The Processing Pipeline

A typical image processing pipeline in a chat application works as follows: the client sends the original image (JPEG, PNG, HEIC, etc.) to the server. The server validates the file type and size, then passes it through a processing library (Sharp for Node.js is widely used). Processing steps include: resizing to a maximum display dimension (e.g., 1280px wide), stripping EXIF metadata (for privacy — EXIF often contains GPS coordinates and device information), converting to an optimized format (WebP or AVIF), and progressive encoding (allowing the image to load incrementally rather than top-to-bottom). The processed image is then stored and served via CDN.

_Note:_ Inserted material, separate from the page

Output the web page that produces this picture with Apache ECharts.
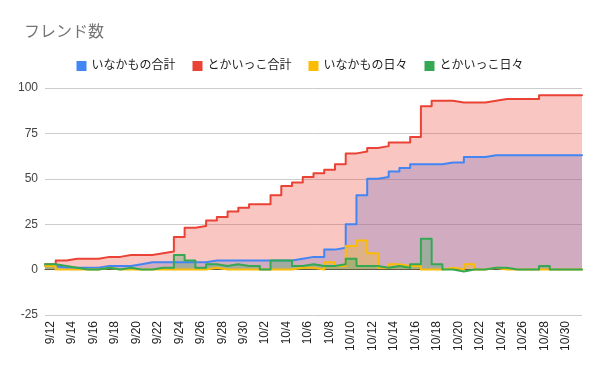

EXIF Stripping: A Privacy Essential

EXIF (Exchangeable Image File Format) metadata is embedded in JPEG and many other image files by default. It can contain: GPS coordinates of where the photo was taken, timestamp, camera model and settings, and sometimes the device's serial number. A photo shared in an anonymous chat could reveal your precise location via EXIF data even if you shared no other personal information. Responsible anonymous chat platforms strip EXIF data during image processing — converting the image to a privacy-safe version before storing or forwarding it. This is not an optional privacy feature; it is a fundamental safety requirement for any platform claiming to protect user anonymity.